At the close of Phase 2 a complete extreme environment triple-combo LWD system was ready for the field. The engineering team also designed an additional tool size of 6?-in. during Phase 2 that enables high-temperature LWD in holes with diameters from 6 in. to 8? in.
Offshore development campaign
The LWD system logged several wells as part of an extensive offshore HP/HT drilling campaign in the Gulf of Thailand. The system proved a reliable means of acquiring gamma ray, resistivity, neutron porosity, bore and annular pressure, and density data at temperatures up to 200 C.

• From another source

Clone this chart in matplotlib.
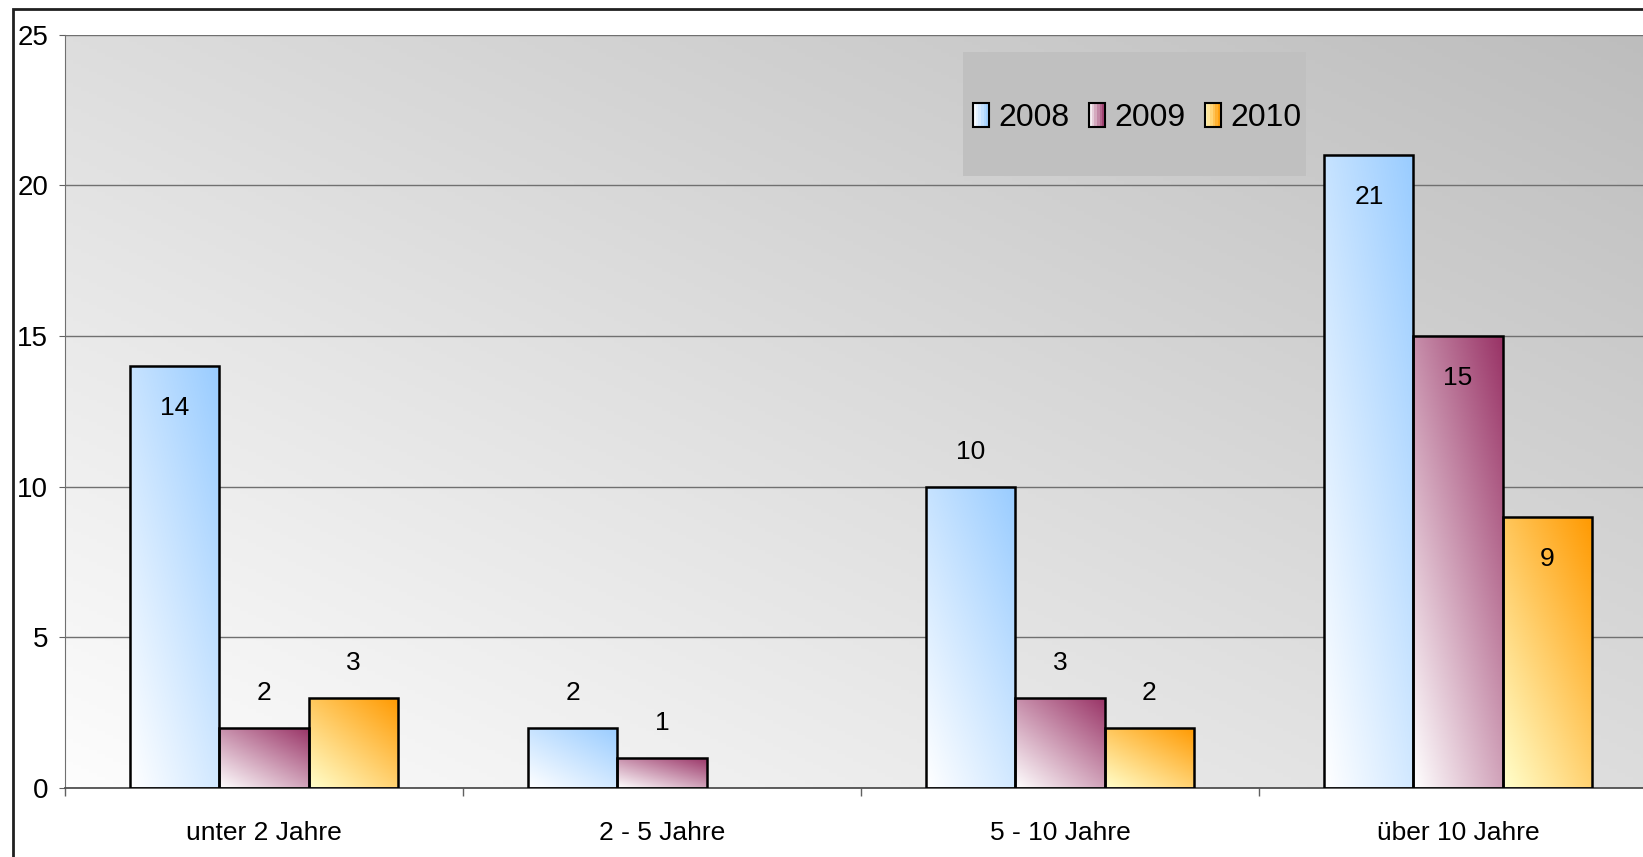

The high-temperature-rated sensors in the H assembly operated for 2,932 hours and drilled 74,906 m (245,754 ft), including 947 hours in which temperatures exceeded 175 C. The team completed the 37-well drilling campaign with zero tool failures, zero blind runs, zero safety incidents and less than 1% NPT.
The drilling team reached total depth in each well without temperature mitigation efforts such as reducing rpm, controlling the ROP or circulating to cool the bottomhole assembly. The technology reduced drilling time by 28% overall or 20 hours per well, which is valued at $150,000 per well and $6.9 million during the campaign.
W has created a triple-combo LWD system that delivers dependable, high-quality reservoir characterization data; locates formation pay zones; and enables on-the-fly drilling adjustments in the world’s hottest wells. The H LWD service not only provides reliable LWD data in HP/HT wells, it also eliminates the need for extra trips or temperature mitigation.